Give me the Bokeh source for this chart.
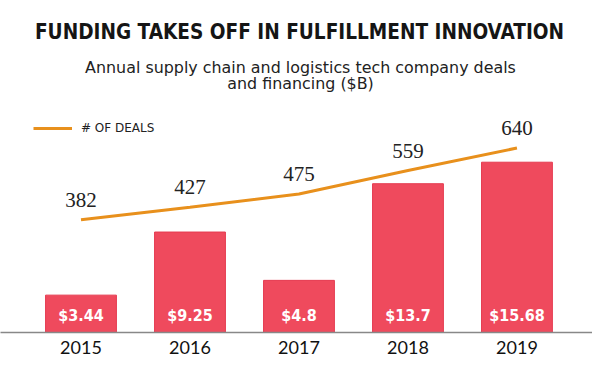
from bokeh.plotting import figure
from bokeh.models import (Range1d, FixedTicker, Label, Legend, LegendItem,
                          ColumnDataSource)
from bokeh.core.properties import value
from bokeh.embed import file_html
from bokeh.resources import INLINE

# ---- data ----
years = [2015, 2016, 2017, 2018, 2019]
year_labels = ["2015", "2016", "2017", "2018", "2019"]
funding = [3.44, 9.25, 4.8, 13.7, 15.68]
funding_labels = ["$3.44", "$9.25", "$4.8", "$13.7", "$15.68"]
deals = [382, 427, 475, 559, 640]
deal_labels = ["382", "427", "475", "559", "640"]

title_text = "FUNDING TAKES OFF IN FULFILLMENT INNOVATION"
subtitle_1 = "Annual supply chain and logistics tech company deals"
subtitle_2 = "and financing ($B)"
legend_text = "# OF DEALS"

BAR = "#EF4A5D"
LINE = "#E8901C"
NARROW = "DejaVu Sans Condensed"

src = ColumnDataSource(dict(year=years, funding=funding, flab=funding_labels,
                            deals=deals, dlab=deal_labels))

p = figure(width=592, height=356, output_backend="svg", toolbar_location=None,
           x_range=Range1d(2014.2615, 2019.693), y_range=Range1d(0, 30.57),
           y_axis_location=None, title=None,
           min_border_left=0, min_border_right=0, min_border_top=0,
           min_border_bottom=0)
p.extra_y_ranges = {"deals": Range1d(-23.5, 1170.7)}
p.outline_line_color = None
p.xgrid.visible = False
p.ygrid.visible = False

# header (screen units inside the frame)
p.add_layout(Label(x=299, y=301, x_units="screen", y_units="screen",
                   text=title_text, text_align="center", text_baseline="middle",
                   text_font=NARROW, text_font_size="20.6px",
                   text_font_style="bold", text_color="#151515"))
p.add_layout(Label(x=300, y=265, x_units="screen", y_units="screen",
                   text=subtitle_1, text_align="center", text_baseline="middle",
                   text_font="DejaVu Sans", text_font_size="15.9px",
                   text_color="#222222"))
p.add_layout(Label(x=300, y=249, x_units="screen", y_units="screen",
                   text=subtitle_2, text_align="center", text_baseline="middle",
                   text_font="DejaVu Sans", text_font_size="15.9px",
                   text_color="#222222"))

p.vbar(x="year", top="funding", bottom=0, width=0.65, source=src,
       fill_color=BAR, line_color="#E53B50", line_width=1)

r = p.line("year", "deals", source=src, y_range_name="deals",
           line_color=LINE, line_width=3)

p.text("year", "deals", text="dlab", source=src, y_range_name="deals",
       text_align="center", text_baseline="alphabetic", y_offset=-20,
       text_font=value("Liberation Serif"), text_font_size="21px",
       text_color="#222222")

p.text("year", 0, text="flab", source=src,
       text_align="center", text_baseline="alphabetic", y_offset=-17,
       text_font=value(NARROW), text_font_size="16px",
       text_font_style="bold", text_color="white")

ax = p.xaxis[0]
ax.ticker = FixedTicker(ticks=years)
ax.major_label_overrides = {y: l for y, l in zip(years, year_labels)}
ax.major_tick_line_color = None
ax.minor_tick_line_color = None
ax.major_tick_out = 0
ax.major_label_standoff = 8
ax.major_label_text_font = "Lato"
ax.major_label_text_font_size = "18px"
ax.major_label_text_color = "#111111"
ax.axis_line_color = "#888888"
ax.axis_line_width = 1.5

legend = Legend(items=[LegendItem(label=legend_text, renderers=[r])],
                location=(33, 197), glyph_width=39, glyph_height=14,
                label_text_font="DejaVu Sans", label_text_font_size="12px",
                label_text_color="#222222", label_standoff=9,
                padding=0, margin=0, border_line_alpha=0,
                background_fill_alpha=0)
p.add_layout(legend)

open("out.html", "w").write(file_html(p, INLINE))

# # # #

Task description:
Without the pictures, copy the material exactly as given.

Result for this task:
Give me the Bokeh source for this chart.
from bokeh.plotting import figure
from bokeh.models import (Range1d, FixedTicker, Label, Legend, LegendItem,
                          ColumnDataSource)
from bokeh.core.properties import value
from bokeh.embed import file_html
from bokeh.resources import INLINE

# ---- data ----
years = [2015, 2016, 2017, 2018, 2019]
year_labels = ["2015", "2016", "2017", "2018", "2019"]
funding = [3.44, 9.25, 4.8, 13.7, 15.68]
funding_labels = ["$3.44", "$9.25", "$4.8", "$13.7", "$15.68"]
deals = [382, 427, 475, 559, 640]
deal_labels = ["382", "427", "475", "559", "640"]

title_text = "FUNDING TAKES OFF IN FULFILLMENT INNOVATION"
subtitle_1 = "Annual supply chain and logistics tech company deals"
subtitle_2 = "and financing ($B)"
legend_text = "# OF DEALS"

BAR = "#EF4A5D"
LINE = "#E8901C"
NARROW = "DejaVu Sans Condensed"

src = ColumnDataSource(dict(year=years, funding=funding, flab=funding_labels,
                            deals=deals, dlab=deal_labels))

p = figure(width=592, height=356, output_backend="svg", toolbar_location=None,
           x_range=Range1d(2014.2615, 2019.693), y_range=Range1d(0, 30.57),
           y_axis_location=None, title=None,
           min_border_left=0, min_border_right=0, min_border_top=0,
           min_border_bottom=0)
p.extra_y_ranges = {"deals": Range1d(-23.5, 1170.7)}
p.outline_line_color = None
p.xgrid.visible = False
p.ygrid.visible = False

# header (screen units inside the frame)
p.add_layout(Label(x=299, y=301, x_units="screen", y_units="screen",
                   text=title_text, text_align="center", text_baseline="middle",
                   text_font=NARROW, text_font_size="20.6px",
                   text_font_style="bold", text_color="#151515"))
p.add_layout(Label(x=300, y=265, x_units="screen", y_units="screen",
                   text=subtitle_1, text_align="center", text_baseline="middle",
                   text_font="DejaVu Sans", text_font_size="15.9px",
                   text_color="#222222"))
p.add_layout(Label(x=300, y=249, x_units="screen", y_units="screen",
                   text=subtitle_2, text_align="center", text_baseline="middle",
                   text_font="DejaVu Sans", text_font_size="15.9px",
                   text_color="#222222"))

p.vbar(x="year", top="funding", bottom=0, width=0.65, source=src,
       fill_color=BAR, line_color="#E53B50", line_width=1)

r = p.line("year", "deals", source=src, y_range_name="deals",
           line_color=LINE, line_width=3)

p.text("year", "deals", text="dlab", source=src, y_range_name="deals",
       text_align="center", text_baseline="alphabetic", y_offset=-20,
       text_font=value("Liberation Serif"), text_font_size="21px",
       text_color="#222222")

p.text("year", 0, text="flab", source=src,
       text_align="center", text_baseline="alphabetic", y_offset=-17,
       text_font=value(NARROW), text_font_size="16px",
       text_font_style="bold", text_color="white")

ax = p.xaxis[0]
ax.ticker = FixedTicker(ticks=years)
ax.major_label_overrides = {y: l for y, l in zip(years, year_labels)}
ax.major_tick_line_color = None
ax.minor_tick_line_color = None
ax.major_tick_out = 0
ax.major_label_standoff = 8
ax.major_label_text_font = "Lato"
ax.major_label_text_font_size = "18px"
ax.major_label_text_color = "#111111"
ax.axis_line_color = "#888888"
ax.axis_line_width = 1.5

legend = Legend(items=[LegendItem(label=legend_text, renderers=[r])],
                location=(33, 197), glyph_width=39, glyph_height=14,
                label_text_font="DejaVu Sans", label_text_font_size="12px",
                label_text_color="#222222", label_standoff=9,
                padding=0, margin=0, border_line_alpha=0,
                background_fill_alpha=0)
p.add_layout(legend)

open("out.html", "w").write(file_html(p, INLINE))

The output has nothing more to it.